Irikidzayi Manase of the Department of English at the University of the Free State is approaching this work through an analysis of government texts – specifically the Disaster Management Act as published in the Government Gazette, as well as media articles to try and understand the changing spatial divisions in Cape Town during COVID-19.

“History confirms that attempts to contain, quarantine and isolate in the absence of a vaccine is the right approach. However, in Cape Town this created an image of a hard city – one of inflexible spaces, absence, emptiness and of cut-off, bounded lives.”

“Restrictions affected mobility, social gathering, choice, consumption and economic livelihoods. It also created hugely oppositional experiences with overcrowded townships and empty city centres. Inequality and absence vs. plenty was largely dependent on class.”

“Geographies of fear accentuated many features already present, entrenching social spatial divisions and strengthening separation in line with colonialism and apartheid,” he added. “Thus replicating fear and prejudices.”

He is interested in understanding how people react when their rights are taken away and pointed to examples – the establishment of a new settlement – named the COVID-19 settlement near Mfuleni which he described as an “attempt to deal with the legacies of the past and present, a desire for recognition and a post-COVID vision that the government will provide services and make the area liveable” as well as the occupation of a Camps Bay house by a group of queer black women which represents “collective activism, an attempt to make meaning within the crisis, as well as an appeal for social and economic security after a history of violence and discrimination”. “Both groups are literally asking: Where is the space for us?” he added.

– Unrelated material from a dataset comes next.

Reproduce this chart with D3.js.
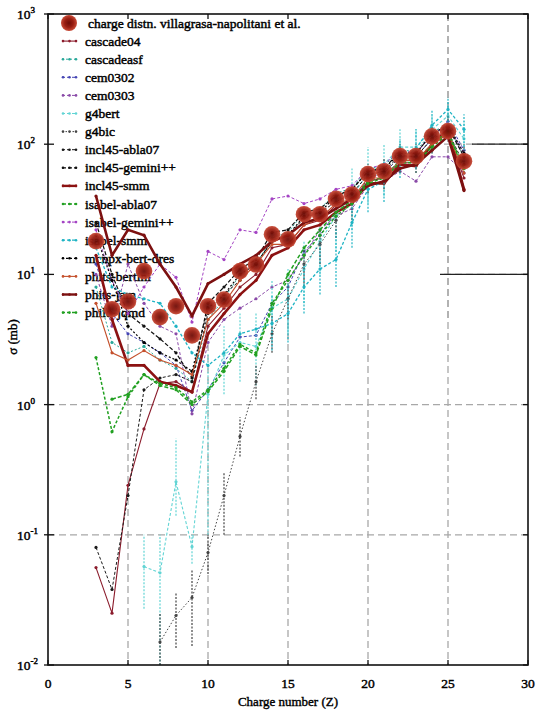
<!DOCTYPE html>
<html>
<head>
<meta charset="utf-8">
<script src="https://cdn.jsdelivr.net/npm/d3@7"></script>
<style>
  body { margin: 0; background: #fff; }
  svg { font-family: "Liberation Serif", "DejaVu Serif", serif; }
</style>
</head>
<body>
<svg width="539" height="715"></svg>
<script>
const svg = d3.select('svg')

// ---- data ----
const charges = [3,4,5,6,7,8,9,10,11,12,13,14,15,16,17,18,19,20,21,22,23,24,25,26]
const xTicks = [0,5,10,15,20,25,30]
const yTicks = [-2,-1,0,1,2,3]   // powers of ten

const expData        = [18,5.4,6.2,10.6,4.7,5.7,3.4,5.7,6.4,10.6,11.9,20.3,18.6,29,29,38,41,59,62,81,81,115,126,74]
const cascade04      = [0.056,0.025,0.24,0.65,1.45,1.5,1.25,4.0,5.5,8,10,16,17,24,26,34,37,52,55,72,72,100,120,55]
const cascadeasf     = [8,3,2.5,2.8,2.2,1.9,1.5,4.5,6.5,10,12,19,21,30,32,42,46,65,68,90,88,125,140,80]
const cem0302        = [12,5,3.5,3,2.5,2,0.9,1.3,2.1,3.3,3.4,6,8,15,20,30,35,55,60,80,80,110,150,90]
const cem0303        = [10,4,12,6,4,3.5,0.85,3.0,4.5,5.5,6.5,8,9,14,22,28,32,48,52,62,52,80,80,60]
const g4bert         = [null,null,null,0.057,0.051,0.255,0.081,1.2,2.4,3.0,2.8,5.5,6.5,11,18,28,40,60,70,95,95,130,165,110]
const g4bic          = [null,null,null,null,0.015,0.024,0.033,0.073,0.2,0.57,1.5,3.5,6.5,12,17,26,36,55,60,80,80,110,140,80]
const incl45abla07   = [0.08,0.038,0.2,1.3,1.6,1.7,1.5,5,7,9,12,18,20,27,30,36,42,58,62,82,80,110,125,70]
const incl45gemini   = [25,10,5,4,3.2,2.5,1.6,6,8,11,13,21,22,30,32,40,45,62,65,88,85,120,135,80]
const incl45smm      = [14,4.5,2.0,2.0,1.5,1.4,1.25,3.5,5,7,9,14,16,22,24,30,35,50,50,70,68,100,130,45]
const isabelabla07   = [null,1.1,1.2,1.7,1.4,1.3,1.0,1.26,1.8,2.8,2.4,5.5,10,16,22,30,37,52,56,75,75,100,125,65]
const isabelgemini   = [22,9,5,8,12,9.5,4.3,15,13,22,21,38,40,35,38,45,48,65,70,90,85,120,140,85]
const isabelsmm      = [16,8,7,6.5,6,4,2.5,2.0,2.5,3.5,3.8,4.2,5,8,11,13,25,45,52,78,92,140,185,130]
const mcnpx          = [20,9,4,3,2.5,2.2,1.8,5.5,7,10,12,18,20,28,30,40,45,62,65,85,85,120,140,85]
const phitsbertini   = [6,2.5,2.2,2.6,2.2,2.0,1.7,4.5,6,9,12,17,17,24,27,35,38,55,55,75,75,100,120,60]
const phitsjam       = [40,14,22,20,12,8,4.8,8.5,10,12,14,18,20,25,27,32,38,48,52,65,70,90,115,44]
const phitsjqmd      = [2.3,0.62,1.15,1.7,1.45,1.35,1.05,1.3,1.9,2.9,2.5,6,9,14,20,28,35,50,55,72,72,95,120,65]

// error bars (low, high) where they are visible
const g4bertLo  = [null,null,null,0.027,0.01,0.14,0.06,0.1,1.2,1.5,1.4,3,3.5,6,10,15,22,35,40,60,60,85,110,75]
const g4bertHi  = [null,null,null,0.1,0.1,0.55,0.1,2.5,4,5,5,9,11,18,28,45,65,95,100,130,130,170,210,150]
const g4bicLo   = [null,null,null,null,0.01,0.0135,0.014,0.05,0.1,0.4,1.1,2.5,4.5,8,12,19,26,42,45,60,60,85,110,60]
const g4bicHi   = [null,null,null,null,0.025,0.036,0.054,0.1,0.3,0.8,2,4.8,8.5,16,22,34,46,70,78,100,100,140,170,100]
const isSmmLo   = [null,null,null,null,null,null,null,null,null,null,null,2.6,3,5,7,8,16,30,36,55,65,100,140,95]
const isSmmHi   = [null,null,null,null,null,null,null,null,null,null,null,7,8.5,12,17,22,38,65,75,110,130,185,230,170]

const legendNames = [
  'charge distn. villagrasa-napolitani et al.',
  'cascade04','cascadeasf','cem0302','cem0303','g4bert','g4bic',
  'incl45-abla07','incl45-gemini++','incl45-smm','isabel-abla07',
  'isabel-gemini++','isabel-smm','mcnpx-bert-dres','phits-bertini',
  'phits-jam','philo-jqmd'
]

const series = [
  {values: cascade04,    color: '#8b1c2c', dash: null,  width: 1.1},
  {values: cascadeasf,   color: '#2aa89a', dash: '2,2', width: 1},
  {values: cem0302,      color: '#4646b4', dash: '3,2', width: 1},
  {values: cem0303,      color: '#8a4aa8', dash: '3,2', width: 1},
  {values: g4bert,       color: '#62d4d4', dash: '3,2', width: 1.1, lo: g4bertLo, hi: g4bertHi},
  {values: g4bic,        color: '#444444', dash: '1.5,2', width: 1, lo: g4bicLo, hi: g4bicHi},
  {values: incl45abla07, color: '#1a1a1a', dash: '3,2', width: 1},
  {values: incl45gemini, color: '#111111', dash: '4,2', width: 1.2},
  {values: incl45smm,    color: '#8c1212', dash: null,  width: 2.6},
  {values: isabelabla07, color: '#22a022', dash: '4,2', width: 1.5},
  {values: isabelgemini, color: '#a444c4', dash: '3,2', width: 1},
  {values: isabelsmm,    color: '#1fb4c4', dash: '3,2', width: 1.3, lo: isSmmLo, hi: isSmmHi},
  {values: mcnpx,        color: '#000000', dash: '2,2', width: 1.2},
  {values: phitsbertini, color: '#c4502c', dash: null,  width: 1.1},
  {values: phitsjam,     color: '#7c1010', dash: null,  width: 2.6},
  {values: phitsjqmd,    color: '#20a020', dash: '3,2', width: 1.5}
]

// ---- scales ----
const x = d3.scaleLinear().domain([0, 30]).range([48, 528])
const y = d3.scaleLog().domain([0.01, 1000]).range([665, 14])

const defs = svg.append('defs')
const grad = defs.append('radialGradient').attr('id', 'dot')
grad.append('stop').attr('offset', '0%').attr('stop-color', '#6e0c06')
grad.append('stop').attr('offset', '55%').attr('stop-color', '#9a1e12')
grad.append('stop').attr('offset', '100%').attr('stop-color', '#c84a36')
defs.append('clipPath').attr('id', 'plot').append('rect')
    .attr('x', 48).attr('y', 14).attr('width', 480).attr('height', 651)

// grid
const grid = svg.append('g').attr('stroke', '#a8a8a8').attr('stroke-width', 1.3).attr('stroke-dasharray', '7,4')
grid.selectAll('.gx').data(xTicks.slice(1, -1)).enter().append('line')
    .attr('x1', d => x(d)).attr('x2', d => x(d)).attr('y1', 14).attr('y2', 665)
grid.selectAll('.gy').data(yTicks.slice(1, -1)).enter().append('line')
    .attr('y1', d => y(Math.pow(10, d))).attr('y2', d => y(Math.pow(10, d))).attr('x1', 48).attr('x2', 528)

// legend background hides the grid behind it
svg.append('rect').attr('x', 49).attr('y', 15).attr('width', 394).attr('height', 306).attr('fill', '#fff')
svg.append('line').attr('x1', x(25)).attr('x2', x(25)).attr('y1', 14).attr('y2', 322)
   .attr('stroke', '#a8a8a8').attr('stroke-width', 1.3).attr('stroke-dasharray', '7,4')
// the two dark grid stubs on the right
svg.append('line').attr('x1', x(26.5)).attr('x2', x(30)).attr('y1', y(100)).attr('y2', y(100)).attr('stroke', '#222').attr('stroke-width', 1.3)
svg.append('line').attr('x1', x(24.5)).attr('x2', x(30)).attr('y1', y(10)).attr('y2', y(10)).attr('stroke', '#222').attr('stroke-width', 1.3)

// legend
const legend = svg.append('g')
legendNames.forEach((name, i) => {
  const ly = 23 + i * 18.1
  if (i === 0) {
    legend.append('circle').attr('cx', 69).attr('cy', ly).attr('r', 8).attr('fill', 'url(#dot)')
  } else {
    const s = series[i - 1]
    legend.append('line').attr('x1', 62).attr('x2', 77).attr('y1', ly).attr('y2', ly)
      .attr('stroke', s.color).attr('stroke-width', Math.min(s.width, 2.4)).attr('stroke-dasharray', s.dash)
    ;[63, 69.5, 76].forEach(px => legend.append('circle').attr('cx', px).attr('cy', ly).attr('r', 1.3).attr('fill', s.color))
  }
  legend.append('text').attr('x', i === 0 ? 88 : 85).attr('y', ly + 4.5).attr('font-size', 13.5)
    .attr('stroke', '#000').attr('stroke-width', 0.45).text(name)
})

// series
const plot = svg.append('g').attr('clip-path', 'url(#plot)')
const line = d3.line().defined(d => d.v != null).x(d => x(d.z)).y(d => y(d.v))

series.forEach(s => {
  const pts = charges.map((z, i) => ({z: z, v: s.values[i], lo: s.lo ? s.lo[i] : null, hi: s.hi ? s.hi[i] : null}))
  const g = plot.append('g')
  g.append('path').datum(pts).attr('d', line).attr('fill', 'none')
    .attr('stroke', s.color).attr('stroke-width', s.width).attr('stroke-dasharray', s.dash)
  if (s.lo) {
    g.selectAll('.eb').data(pts.filter(d => d.lo != null)).enter().append('line')
      .attr('x1', d => x(d.z)).attr('x2', d => x(d.z)).attr('y1', d => y(d.lo)).attr('y2', d => y(d.hi))
      .attr('stroke', s.color).attr('stroke-width', 1.2).attr('stroke-dasharray', '2,1.5')
  }
  g.selectAll('.pt').data(pts.filter(d => d.v != null)).enter().append('circle')
    .attr('cx', d => x(d.z)).attr('cy', d => y(d.v)).attr('r', 1.6).attr('fill', s.color)
})

// experiment
plot.selectAll('.exp').data(charges.map((z, i) => ({z: z, v: expData[i]}))).enter().append('circle')
  .attr('cx', d => x(d.z)).attr('cy', d => y(d.v)).attr('r', 8.3).attr('fill', 'url(#dot)').attr('opacity', 0.95)

// frame and ticks
svg.append('rect').attr('x', 48).attr('y', 14).attr('width', 480).attr('height', 651)
   .attr('fill', 'none').attr('stroke', '#111').attr('stroke-width', 1.6)
const ticks = svg.append('g').attr('stroke', '#111').attr('stroke-width', 1.3)
xTicks.forEach(t => {
  ticks.append('line').attr('x1', x(t)).attr('x2', x(t)).attr('y1', 665).attr('y2', 660)
  ticks.append('line').attr('x1', x(t)).attr('x2', x(t)).attr('y1', 14).attr('y2', 19)
})
yTicks.forEach(t => {
  ticks.append('line').attr('y1', y(Math.pow(10, t))).attr('y2', y(Math.pow(10, t))).attr('x1', 44).attr('x2', 54)
  ticks.append('line').attr('y1', y(Math.pow(10, t))).attr('y2', y(Math.pow(10, t))).attr('x1', 523).attr('x2', 528)
})

// tick labels
svg.selectAll('.xl').data(xTicks).enter().append('text')
  .attr('x', d => x(d)).attr('y', 688).attr('text-anchor', 'middle').attr('font-size', 13.5)
  .attr('stroke', '#000').attr('stroke-width', 0.45).text(d => d)
yTicks.forEach(t => {
  const tx = svg.append('text').attr('x', 17).attr('y', y(Math.pow(10, t)) + 5).attr('font-size', 13.5)
    .attr('stroke', '#000').attr('stroke-width', 0.45)
  tx.append('tspan').text('10')
  tx.append('tspan').attr('dy', -6).attr('font-size', 9).text(t)
})

// axis titles
svg.append('text').attr('x', 288).attr('y', 706).attr('text-anchor', 'middle').attr('font-size', 13)
  .attr('stroke', '#000').attr('stroke-width', 0.4).text('Charge number (Z)')
svg.append('text').attr('transform', 'translate(17,337) rotate(-90)').attr('text-anchor', 'middle')
  .attr('font-size', 13).attr('stroke', '#000').attr('stroke-width', 0.4).text('σ (mb)')
</script>
</body>
</html>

“I believe the pandemic threatens the traditional and threatens the norm. It demands that we look at the ecosystem and think about how we live together and survive together no matter the unease this causes.”

New global consciousness

Robert Muponde of the Postgraduate Affairs Department at the University of the Witwatersrand is examining the language of lockdown and practices adopted as resistance to enduring forms of repression in Zimbabwe.

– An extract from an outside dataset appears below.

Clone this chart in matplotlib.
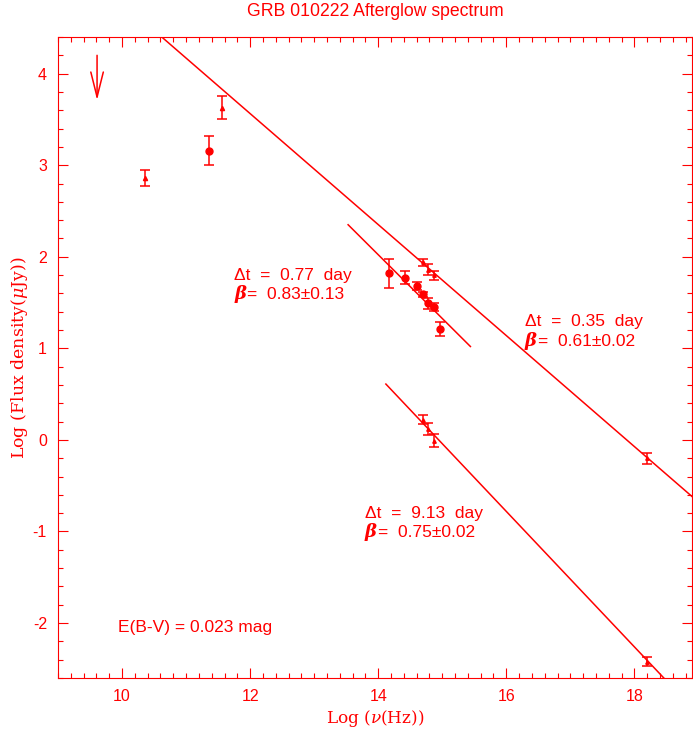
import matplotlib
matplotlib.use("Agg")
import matplotlib.pyplot as plt
from matplotlib.ticker import MultipleLocator

plt.rcParams["axes.unicode_minus"] = False
plt.rcParams["mathtext.fontset"] = "dejavuserif"
RED = "#ff0000"

# ---- data (log nu [Hz], log flux [uJy], error) ----
# 0.77 day (filled circles)
x_077 = [11.36, 14.17, 14.42, 14.61, 14.70, 14.78, 14.87, 14.96]
y_077 = [3.16, 1.82, 1.77, 1.68, 1.59, 1.49, 1.45, 1.215]
e_077 = [0.16, 0.16, 0.07, 0.04, 0.03, 0.055, 0.04, 0.076]

# 0.35 day (small triangles)
x_035 = [14.70, 14.78, 14.87, 18.19]
y_035 = [1.94, 1.86, 1.80, -0.20]
e_035 = [0.04, 0.06, 0.05, 0.06]

# 9.13 day (small triangles)
x_913 = [14.70, 14.78, 14.87, 18.19]
y_913 = [0.22, 0.12, -0.01, -2.42]
e_913 = [0.05, 0.07, 0.07, 0.045]

# radio points (triangles)
x_radio = [10.36, 11.56]
y_radio = [2.86, 3.63]
e_radio = [0.09, 0.125]

# upper limit
x_ul = [9.61]
y_ul_top = [4.20]
y_ul = [3.71]

# fitted power laws (end points)
fit_035_x = [10.62, 18.92]
fit_035_y = [4.40, -0.63]
fit_077_x = [13.53, 15.44]
fit_077_y = [2.35, 1.02]
fit_913_x = [14.12, 18.46]
fit_913_y = [0.61, -2.60]

labels = [
    (11.75, 1.80, "\u0394t  =  0.77  day", "0.83\u00b10.13"),
    (16.29, 1.29, "\u0394t  =  0.35  day", "0.61\u00b10.02"),
    (13.79, -0.80, "\u0394t  =  9.13  day", "0.75\u00b10.02"),
]

fig = plt.figure(figsize=(6.93, 7.29), dpi=100)
ax = fig.add_axes([58 / 693, 1 - 678 / 729, (692 - 58) / 693, (678 - 37) / 729])

ax.set_xlim(9.0, 18.9)
ax.set_ylim(-2.6, 4.4)

for sp in ax.spines.values():
    sp.set_color(RED)
    sp.set_linewidth(0.8)

ax.xaxis.set_major_locator(MultipleLocator(2))
ax.xaxis.set_minor_locator(MultipleLocator(0.2))
ax.yaxis.set_major_locator(MultipleLocator(1))
ax.yaxis.set_minor_locator(MultipleLocator(0.2))
ax.tick_params(which="both", direction="in", top=True, right=True, colors=RED,
               labelcolor=RED, width=0.8)
ax.tick_params(which="major", length=7.5, labelsize=11.5, pad=8)
ax.tick_params(which="minor", length=3.8)
for lab in ax.get_xticklabels() + ax.get_yticklabels():
    lab.set_family("Liberation Sans")

# fit lines
for fx, fy in [(fit_035_x, fit_035_y), (fit_077_x, fit_077_y), (fit_913_x, fit_913_y)]:
    ax.plot(fx, fy, color=RED, lw=1.1, clip_on=True)

ekw = dict(ecolor=RED, elinewidth=1.1, capsize=3.5, capthick=1.1, linestyle="none")
ax.errorbar(x_077, y_077, yerr=e_077, fmt="o", color=RED, ms=5, **ekw)
ax.errorbar(x_035, y_035, yerr=e_035, fmt="^", color=RED, ms=2.5, **ekw)
ax.errorbar(x_913, y_913, yerr=e_913, fmt="^", color=RED, ms=2.5, **ekw)
ax.errorbar(x_radio, y_radio, yerr=e_radio, fmt="^", color=RED, ms=3, **ekw)

# upper limit arrow
for xu, yt, yb in zip(x_ul, y_ul_top, y_ul):
    ax.annotate("", xy=(xu, yb), xytext=(xu, yt),
                arrowprops=dict(arrowstyle="->,head_length=3.0,head_width=0.75",
                                mutation_scale=6, color=RED, lw=1.1,
                                shrinkA=0, shrinkB=0))

# labels
for lx, ly, t1, bval in labels:
    ax.text(lx, ly, t1, color=RED, fontsize=12.5, family="Liberation Sans",
            va="center", ha="left")
    ax.text(lx, ly - 0.21, "\u03b2", color=RED, fontsize=13, family="DejaVu Serif",
            style="italic", weight="bold", va="center", ha="left")
    ax.text(lx + 0.2, ly - 0.21, "=  " + bval, color=RED, fontsize=12.5,
            family="Liberation Sans", va="center", ha="left")

ax.text(9.93, -2.05, "E(B-V) = 0.023 mag", color=RED, fontsize=12.5,
        family="Liberation Sans", va="center", ha="left")

ax.set_title("GRB 010222 Afterglow spectrum", color=RED, fontsize=12.7,
             family="Liberation Sans", pad=15)
ax.set_xlabel(r"Log ($\nu$(Hz))", color=RED, fontsize=12.2, family="DejaVu Serif",
              labelpad=3)
ax.set_ylabel(r"Log (Flux density($\mu$Jy))", color=RED, fontsize=12.5,
              family="DejaVu Serif", labelpad=2)

fig.savefig("out.png", dpi=100, facecolor="white")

“In Zimbabwe lockdown has been about the continuation of the cycle of violence from the colonial times up to the present day,’ he said.  “We have experienced ongoing lockdowns imposed on the economy and social life by the ruling junta, but this current one is ‘legitimised’ because it’s considered to be following World Health Organization guidelines which are observed in the rest of the world. Human rights abuses have been intensified ostensibly to enforce observance of the health emergency.”

But he pointed to the futility of closing borders and imposing curfews – because ideas, information, activism and social media continued to flow through other means.

He highlighted the novel This Mournable Body by Tsitsi Dangarembga which has been shortlisted for the 2020 Booker Prize and is a depiction of the challenges facing women in Zimbabwe. He explained how the novel has transitioned in this period from a one-voice protest to represent the ideas of the Zimbabwe Lives Matter movement via the arrest of the author and the resulting massive global, social-media campaign.

“Dangarembga appeared as a lone voice of reason in a world awash with brutality and violence,” he said. “The text speaks to a new order of consciousness as a new world order shapes up. The ‘Mournable Body’ is now the nation of Zimbabwe. This probably wouldn’t have happened without lockdown. The novel calls global attention to the attrition of human dignity and the attenuation of positive human expression in a country that has violently squandered its people’s hope.”

“I believe being locked in and facing a contagion offers a gateway to new global consciousness.”